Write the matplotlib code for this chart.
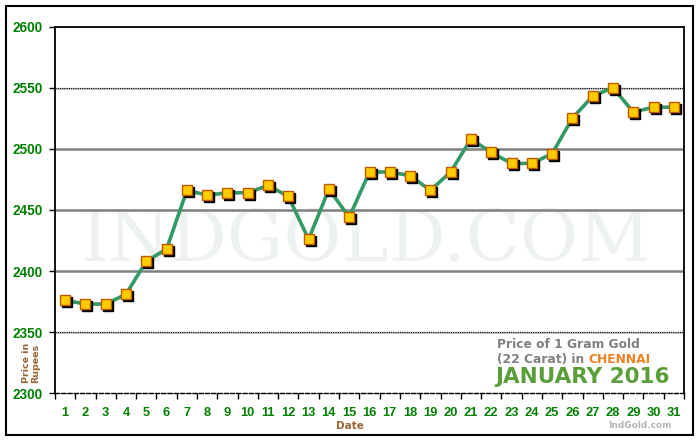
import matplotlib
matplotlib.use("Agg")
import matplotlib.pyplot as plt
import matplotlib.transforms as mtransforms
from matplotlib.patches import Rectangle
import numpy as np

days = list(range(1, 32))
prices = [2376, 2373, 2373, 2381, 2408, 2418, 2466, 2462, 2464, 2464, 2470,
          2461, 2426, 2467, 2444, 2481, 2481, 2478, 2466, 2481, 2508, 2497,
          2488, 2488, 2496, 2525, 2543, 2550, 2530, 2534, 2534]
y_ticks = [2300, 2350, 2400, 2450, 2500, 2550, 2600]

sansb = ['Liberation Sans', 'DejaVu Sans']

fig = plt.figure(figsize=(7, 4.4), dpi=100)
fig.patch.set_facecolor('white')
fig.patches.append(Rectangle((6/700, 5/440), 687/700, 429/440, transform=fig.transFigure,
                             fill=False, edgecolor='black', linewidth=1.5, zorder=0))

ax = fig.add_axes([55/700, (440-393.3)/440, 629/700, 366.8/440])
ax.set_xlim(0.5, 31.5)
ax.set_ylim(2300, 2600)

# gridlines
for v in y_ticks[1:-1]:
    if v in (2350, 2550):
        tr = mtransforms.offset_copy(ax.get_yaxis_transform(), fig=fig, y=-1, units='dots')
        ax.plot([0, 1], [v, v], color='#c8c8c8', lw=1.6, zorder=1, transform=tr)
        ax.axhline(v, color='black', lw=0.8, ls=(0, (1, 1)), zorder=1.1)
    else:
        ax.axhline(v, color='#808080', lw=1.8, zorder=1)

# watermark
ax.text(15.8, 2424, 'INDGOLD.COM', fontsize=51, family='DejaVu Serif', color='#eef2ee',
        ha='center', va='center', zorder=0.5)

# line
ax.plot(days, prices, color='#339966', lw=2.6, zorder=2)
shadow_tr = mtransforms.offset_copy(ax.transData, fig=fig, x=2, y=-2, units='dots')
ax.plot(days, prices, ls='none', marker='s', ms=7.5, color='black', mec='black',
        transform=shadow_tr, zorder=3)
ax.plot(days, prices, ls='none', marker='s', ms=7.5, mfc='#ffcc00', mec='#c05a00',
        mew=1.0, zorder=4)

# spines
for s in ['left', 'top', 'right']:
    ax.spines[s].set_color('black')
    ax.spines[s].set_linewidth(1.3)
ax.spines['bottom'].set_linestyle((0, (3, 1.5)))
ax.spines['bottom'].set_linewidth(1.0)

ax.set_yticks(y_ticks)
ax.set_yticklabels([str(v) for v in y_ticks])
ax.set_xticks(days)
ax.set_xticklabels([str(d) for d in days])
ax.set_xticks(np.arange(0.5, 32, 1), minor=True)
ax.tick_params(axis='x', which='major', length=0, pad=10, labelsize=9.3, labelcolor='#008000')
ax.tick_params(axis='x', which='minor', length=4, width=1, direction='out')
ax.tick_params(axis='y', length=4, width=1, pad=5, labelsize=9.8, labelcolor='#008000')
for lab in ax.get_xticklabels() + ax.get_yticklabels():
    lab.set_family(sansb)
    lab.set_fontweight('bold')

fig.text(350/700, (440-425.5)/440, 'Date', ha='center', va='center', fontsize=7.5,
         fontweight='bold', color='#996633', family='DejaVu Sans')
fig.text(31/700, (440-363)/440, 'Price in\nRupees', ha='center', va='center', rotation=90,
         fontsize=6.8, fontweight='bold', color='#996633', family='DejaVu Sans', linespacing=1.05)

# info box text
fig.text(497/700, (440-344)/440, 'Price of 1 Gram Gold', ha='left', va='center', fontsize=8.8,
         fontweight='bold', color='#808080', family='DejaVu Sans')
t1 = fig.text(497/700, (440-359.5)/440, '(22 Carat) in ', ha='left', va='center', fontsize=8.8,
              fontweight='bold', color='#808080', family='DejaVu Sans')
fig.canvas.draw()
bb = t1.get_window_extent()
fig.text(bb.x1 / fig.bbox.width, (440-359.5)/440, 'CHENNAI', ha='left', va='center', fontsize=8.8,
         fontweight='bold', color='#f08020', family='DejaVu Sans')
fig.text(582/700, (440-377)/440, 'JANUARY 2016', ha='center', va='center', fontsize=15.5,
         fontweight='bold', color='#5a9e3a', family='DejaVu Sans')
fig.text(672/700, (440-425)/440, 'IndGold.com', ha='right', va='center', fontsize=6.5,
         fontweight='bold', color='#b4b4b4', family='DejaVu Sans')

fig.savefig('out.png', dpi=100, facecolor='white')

* * *

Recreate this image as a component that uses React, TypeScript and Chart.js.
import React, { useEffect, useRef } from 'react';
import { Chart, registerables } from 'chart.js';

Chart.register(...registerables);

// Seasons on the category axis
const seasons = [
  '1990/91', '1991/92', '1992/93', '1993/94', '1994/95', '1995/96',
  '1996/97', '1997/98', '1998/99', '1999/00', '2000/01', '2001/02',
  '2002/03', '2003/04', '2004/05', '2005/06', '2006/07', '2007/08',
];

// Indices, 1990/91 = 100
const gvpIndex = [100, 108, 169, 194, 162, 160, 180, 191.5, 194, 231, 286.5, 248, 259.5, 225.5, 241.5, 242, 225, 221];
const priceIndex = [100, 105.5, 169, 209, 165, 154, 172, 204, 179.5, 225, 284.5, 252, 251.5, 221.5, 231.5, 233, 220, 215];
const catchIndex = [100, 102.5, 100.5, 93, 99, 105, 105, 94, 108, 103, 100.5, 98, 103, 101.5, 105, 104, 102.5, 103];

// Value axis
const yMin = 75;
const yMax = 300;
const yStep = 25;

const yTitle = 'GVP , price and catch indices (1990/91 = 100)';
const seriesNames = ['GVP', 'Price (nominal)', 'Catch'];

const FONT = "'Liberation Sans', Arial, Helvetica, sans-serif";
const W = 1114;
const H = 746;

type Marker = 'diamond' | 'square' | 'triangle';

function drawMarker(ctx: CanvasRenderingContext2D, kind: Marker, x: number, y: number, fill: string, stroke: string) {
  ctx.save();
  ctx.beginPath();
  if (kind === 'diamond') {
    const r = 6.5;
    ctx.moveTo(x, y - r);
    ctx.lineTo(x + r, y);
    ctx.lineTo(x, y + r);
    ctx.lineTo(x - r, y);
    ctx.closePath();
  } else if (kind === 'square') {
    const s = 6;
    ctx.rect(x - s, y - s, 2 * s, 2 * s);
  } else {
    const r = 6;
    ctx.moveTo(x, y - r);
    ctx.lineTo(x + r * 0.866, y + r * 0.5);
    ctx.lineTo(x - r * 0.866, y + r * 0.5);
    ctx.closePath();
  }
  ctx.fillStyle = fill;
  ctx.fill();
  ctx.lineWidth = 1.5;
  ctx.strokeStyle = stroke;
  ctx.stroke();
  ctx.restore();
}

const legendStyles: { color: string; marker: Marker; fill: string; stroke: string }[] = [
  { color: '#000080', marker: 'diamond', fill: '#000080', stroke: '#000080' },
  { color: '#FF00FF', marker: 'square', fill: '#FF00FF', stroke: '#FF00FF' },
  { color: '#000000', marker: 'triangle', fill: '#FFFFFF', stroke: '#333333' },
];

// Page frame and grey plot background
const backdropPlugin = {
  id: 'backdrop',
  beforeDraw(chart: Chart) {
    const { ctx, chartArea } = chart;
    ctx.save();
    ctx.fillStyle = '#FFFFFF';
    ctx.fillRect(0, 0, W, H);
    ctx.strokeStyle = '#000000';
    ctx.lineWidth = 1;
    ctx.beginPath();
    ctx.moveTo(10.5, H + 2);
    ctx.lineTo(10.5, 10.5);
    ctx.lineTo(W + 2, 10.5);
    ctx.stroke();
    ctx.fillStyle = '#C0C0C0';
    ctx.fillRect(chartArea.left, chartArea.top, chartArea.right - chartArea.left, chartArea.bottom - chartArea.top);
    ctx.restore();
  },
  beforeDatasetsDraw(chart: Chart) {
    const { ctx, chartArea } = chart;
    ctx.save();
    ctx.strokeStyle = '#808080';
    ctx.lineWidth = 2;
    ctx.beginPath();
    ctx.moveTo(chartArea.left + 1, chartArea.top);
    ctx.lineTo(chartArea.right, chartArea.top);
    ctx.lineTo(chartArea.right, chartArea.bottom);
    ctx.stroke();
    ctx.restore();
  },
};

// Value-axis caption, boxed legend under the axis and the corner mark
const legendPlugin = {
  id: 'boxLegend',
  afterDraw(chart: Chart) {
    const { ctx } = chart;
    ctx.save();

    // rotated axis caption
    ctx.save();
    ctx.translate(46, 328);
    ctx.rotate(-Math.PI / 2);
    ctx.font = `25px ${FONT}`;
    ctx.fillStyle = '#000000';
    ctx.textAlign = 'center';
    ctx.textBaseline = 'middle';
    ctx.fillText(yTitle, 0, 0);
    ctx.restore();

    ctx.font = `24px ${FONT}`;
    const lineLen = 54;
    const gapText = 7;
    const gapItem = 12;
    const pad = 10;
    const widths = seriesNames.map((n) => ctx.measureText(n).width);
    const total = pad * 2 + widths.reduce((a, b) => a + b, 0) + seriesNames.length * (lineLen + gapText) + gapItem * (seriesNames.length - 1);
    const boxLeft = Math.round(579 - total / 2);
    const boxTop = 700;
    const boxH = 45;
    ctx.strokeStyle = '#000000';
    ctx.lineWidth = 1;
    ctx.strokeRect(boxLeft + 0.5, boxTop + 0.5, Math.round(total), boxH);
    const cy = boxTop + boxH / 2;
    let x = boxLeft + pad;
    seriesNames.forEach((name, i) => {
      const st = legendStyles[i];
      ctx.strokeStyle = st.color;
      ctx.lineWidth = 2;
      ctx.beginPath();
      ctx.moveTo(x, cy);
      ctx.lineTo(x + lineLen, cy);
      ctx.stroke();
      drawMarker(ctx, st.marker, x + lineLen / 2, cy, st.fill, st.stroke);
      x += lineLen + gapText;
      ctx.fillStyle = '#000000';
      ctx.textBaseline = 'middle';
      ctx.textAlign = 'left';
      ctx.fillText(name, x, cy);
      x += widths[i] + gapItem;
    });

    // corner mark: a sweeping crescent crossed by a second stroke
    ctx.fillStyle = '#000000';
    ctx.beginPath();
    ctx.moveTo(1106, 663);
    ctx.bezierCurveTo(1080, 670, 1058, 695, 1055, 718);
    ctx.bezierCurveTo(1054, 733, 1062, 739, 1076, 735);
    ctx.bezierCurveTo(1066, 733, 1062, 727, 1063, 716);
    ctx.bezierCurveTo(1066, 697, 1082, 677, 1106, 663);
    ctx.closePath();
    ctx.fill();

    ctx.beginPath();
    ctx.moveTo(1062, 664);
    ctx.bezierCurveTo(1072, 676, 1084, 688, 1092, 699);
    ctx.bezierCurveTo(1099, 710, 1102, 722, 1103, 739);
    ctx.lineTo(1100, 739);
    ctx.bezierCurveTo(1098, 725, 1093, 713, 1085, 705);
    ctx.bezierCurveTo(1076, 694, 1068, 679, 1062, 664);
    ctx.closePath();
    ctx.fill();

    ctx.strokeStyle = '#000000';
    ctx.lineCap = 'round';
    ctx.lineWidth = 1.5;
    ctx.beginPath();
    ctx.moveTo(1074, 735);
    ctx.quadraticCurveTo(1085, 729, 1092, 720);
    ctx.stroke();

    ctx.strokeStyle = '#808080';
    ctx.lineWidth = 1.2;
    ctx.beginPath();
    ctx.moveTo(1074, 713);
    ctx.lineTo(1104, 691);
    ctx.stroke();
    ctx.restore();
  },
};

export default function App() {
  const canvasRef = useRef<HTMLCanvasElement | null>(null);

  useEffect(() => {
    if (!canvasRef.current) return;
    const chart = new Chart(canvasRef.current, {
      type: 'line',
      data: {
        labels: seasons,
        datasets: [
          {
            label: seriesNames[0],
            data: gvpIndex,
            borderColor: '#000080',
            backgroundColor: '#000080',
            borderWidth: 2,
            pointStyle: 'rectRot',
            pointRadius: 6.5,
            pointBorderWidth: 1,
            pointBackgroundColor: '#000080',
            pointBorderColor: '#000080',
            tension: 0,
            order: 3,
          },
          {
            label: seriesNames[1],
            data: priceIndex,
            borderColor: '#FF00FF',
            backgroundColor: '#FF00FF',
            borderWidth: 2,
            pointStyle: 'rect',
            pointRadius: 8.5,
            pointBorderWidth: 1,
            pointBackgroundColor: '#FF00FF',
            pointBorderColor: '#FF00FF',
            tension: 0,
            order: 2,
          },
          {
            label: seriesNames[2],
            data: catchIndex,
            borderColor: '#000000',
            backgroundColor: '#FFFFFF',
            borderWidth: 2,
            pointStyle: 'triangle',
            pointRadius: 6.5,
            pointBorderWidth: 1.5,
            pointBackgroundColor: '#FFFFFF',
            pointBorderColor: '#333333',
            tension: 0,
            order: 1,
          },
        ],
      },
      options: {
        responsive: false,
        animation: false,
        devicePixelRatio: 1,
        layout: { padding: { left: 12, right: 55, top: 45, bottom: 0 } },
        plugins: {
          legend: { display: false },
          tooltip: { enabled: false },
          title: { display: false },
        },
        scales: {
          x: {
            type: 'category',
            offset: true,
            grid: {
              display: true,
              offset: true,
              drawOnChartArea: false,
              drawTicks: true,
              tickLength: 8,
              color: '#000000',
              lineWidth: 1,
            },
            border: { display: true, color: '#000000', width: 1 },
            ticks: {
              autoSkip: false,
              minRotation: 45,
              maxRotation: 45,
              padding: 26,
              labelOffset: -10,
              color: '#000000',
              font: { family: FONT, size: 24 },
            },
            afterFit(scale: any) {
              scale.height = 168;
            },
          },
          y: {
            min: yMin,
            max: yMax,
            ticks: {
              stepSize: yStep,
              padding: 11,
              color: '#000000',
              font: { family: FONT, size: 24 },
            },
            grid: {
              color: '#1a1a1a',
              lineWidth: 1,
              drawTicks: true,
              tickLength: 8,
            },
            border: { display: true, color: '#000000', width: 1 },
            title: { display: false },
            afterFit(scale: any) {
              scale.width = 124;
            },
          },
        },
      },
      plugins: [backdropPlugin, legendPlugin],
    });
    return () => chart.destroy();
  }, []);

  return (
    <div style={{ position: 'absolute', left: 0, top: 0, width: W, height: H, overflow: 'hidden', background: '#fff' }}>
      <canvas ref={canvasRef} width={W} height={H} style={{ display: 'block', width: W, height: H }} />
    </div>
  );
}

What the task asks: Nothing but the lines above, starting at the line that contains "Write the matplotlib code for this chart." and ending at the line that contains "ax.set_ylim(2300, 2600)", should be given again, exactly and without the pictures.

The reply:
Write the matplotlib code for this chart.
import matplotlib
matplotlib.use("Agg")
import matplotlib.pyplot as plt
import matplotlib.transforms as mtransforms
from matplotlib.patches import Rectangle
import numpy as np

days = list(range(1, 32))
prices = [2376, 2373, 2373, 2381, 2408, 2418, 2466, 2462, 2464, 2464, 2470,
          2461, 2426, 2467, 2444, 2481, 2481, 2478, 2466, 2481, 2508, 2497,
          2488, 2488, 2496, 2525, 2543, 2550, 2530, 2534, 2534]
y_ticks = [2300, 2350, 2400, 2450, 2500, 2550, 2600]

sansb = ['Liberation Sans', 'DejaVu Sans']

fig = plt.figure(figsize=(7, 4.4), dpi=100)
fig.patch.set_facecolor('white')
fig.patches.append(Rectangle((6/700, 5/440), 687/700, 429/440, transform=fig.transFigure,
                             fill=False, edgecolor='black', linewidth=1.5, zorder=0))

ax = fig.add_axes([55/700, (440-393.3)/440, 629/700, 366.8/440])
ax.set_xlim(0.5, 31.5)
ax.set_ylim(2300, 2600)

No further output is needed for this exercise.